Melancholisch-schöne 80er-Jahre: "Auerhaus" am Theater Ulm
Plus Am Theater Ulm spiegelt „Auerhaus“ sehr fein und warmherzig die Jugend einer vergangenen Zeit
Auerhahn, Auerochse , Auerhaus. Weil die meisten Bewohner von Faurndau bei Göppingen in den frühen 80ern wenig Englisch konnten, nannten sie ein Haus mitten im Dorf „ Auerhaus “. Häufiger klang aus diesem Haus nämlich der Song „Our house“ von Madness, und die jungen Bewohner einer WG selbst nannten ihr Zuhause nach dem Song „our house“. Eine WG ohne Erwachsene, das war damals in der ersten Hälfte der 80er auf dem Land eine außergewöhnliche Sache. Außergewöhnlich ist auch eine Entscheidung des Theaters Ulm , „ Auerhaus “ im Podium – inszeniert und fürs Theater adaptiert von Valentin Stroh – von der Riege der (mindestens) Ü30-Schauspieler des Ensembles aufführen zu lassen. Ein Abiturienten-Melodram mit dieser Besetzung – kann das funktionieren? Ja, sogar sehr gut. Die zauberschöne Zartheit zwischen den Worten, das ist eine Fähigkeit, die gerade jene sechs Schauspieler Stephan Clemens , Gunther Nickles , Marie Luisa Kerkhoff , Tini Prüfert, Christel Mayr und Nils Willers „können“.

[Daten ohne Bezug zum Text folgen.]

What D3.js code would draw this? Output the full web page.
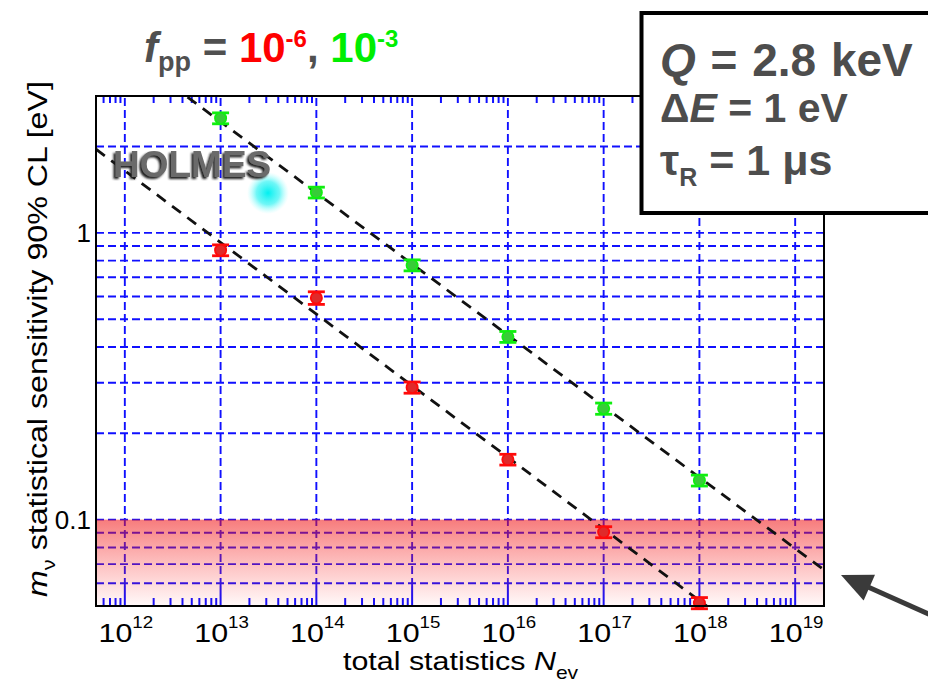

Bov Bjergs "Auerhaus" in der Inszenierung des Ulmer Theaters
Vielleicht wirkt die Inszenierung gerade deshalb so atmosphärisch, weil „ Auerhaus “ – entstanden nach dem gleichnamigen Roman von Rolf Böttcher alias Bov Bjerg – das Gefühl und die Worte einer vergangenen Zeit feinsinnig spiegelt: Vier Abiturienten, die in das leere Haus von Frieders verstorbenem Großvater ziehen und sich freier fühlen als die anderen Kollegstufenschüler, sie leben in jener Welt, in der für junge Männer die Tauglichkeitsuntersuchung der Bundeswehr , die Möglichkeit der Wehrdienstverweigerung und die Flucht nach Berlin , um sich all dem zu entziehen, wichtige Themen waren. Einer Zeit, in der man im Dorf noch wusste, dass der Apotheker NS-Täter war und hinter vorgehaltener Hand darüber sprach. Das Stück erhebt sich jedoch nicht über die Provinz, wertet sie nicht ab. Es ist wie es ist, das Leben.